Thursday, June 15, 2006

"Wanna Be Startin' Something"

For all you germophobes — if you weren't already justifiably frightened enough to enter a house where small children live — allow me to impart a piece of advice to you: never, ever cross the threshold of the home in which children are being potty trained.

Although we've been saying that Connor is "potty aware" for more than a year now (he can pee on command, though he often refuses to perform, and makes a huge show when he's dropping a SCUD in his diaper), we've only recently begun to seriously make a stab at teaching him the finer points of being a grown-up, including the whole nose-blowing thing. (Tonight, I got a snotty kiss on the cheek that was nastier than a heavy make-out session with Barbara Walters.)

If, instead of drying basically clear, urine turned a garish shade of pink once it left the body, our house would look like the Barbie Dream House. I'm sure the stuff is everywhere. Now I know why we have that huge tub of hand sanitizer ever at the ready.

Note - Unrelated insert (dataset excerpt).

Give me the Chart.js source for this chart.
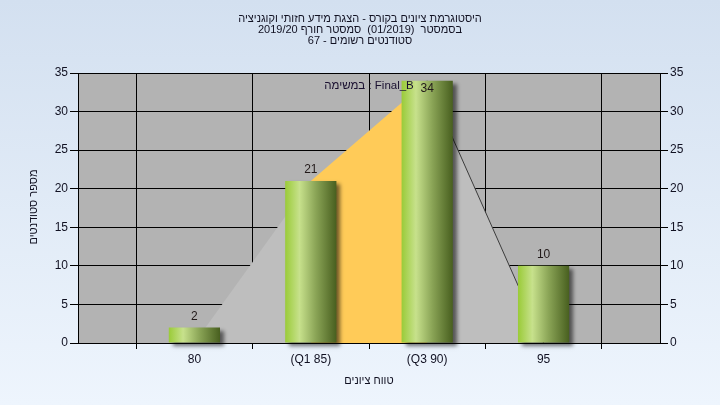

When Connor is sitting on his tiny toilet, tinkling away, he usually likes to dip his fingers in the cup between his legs and swirl the pee around a bit. He's even starting to threaten to then touch his fingers to his lips. I guess it's a two-year-old's version of sniffing the wine before drinking it — gotta make sure it's a good batch, I guess.

When he's done conducting his business, I'm left with a serious decision: do I immediately wash his hands, or tend to the open vat of urine in the den? Either way, I've got a two-year-old boy with a loose bladder and no diaper on running around the house. No matter which choice I make, there is always some pee on the floor, walls or both.

By the way, I hope none of you reading this blog are sitting on the fence about having kids, because I don't think I'm doing such a good job of selling the concept, huh?

4 Comments:

Anonymous Anonymous said...

Man, bro. You're making me glad I've got a girl.

9:33 PM  
Blogger Carter said...

Don't even start with that girl/boy nonsense again. I believe it was YOUR kid that was naked and peeing on the beach last week.

Also, was it not YOUR daughter that soiled every available piece of clothing she had at Connor's birthday party, in addition to leaving a nice little puddle on the carpet?

9:45 PM  
Anonymous Anonymous said...

Hey! Be nice.

9:59 PM  
Anonymous Anonymous said...

And I'd like to add that we do a great job of cleaning up spills and squirts...in case our landlords are reading this.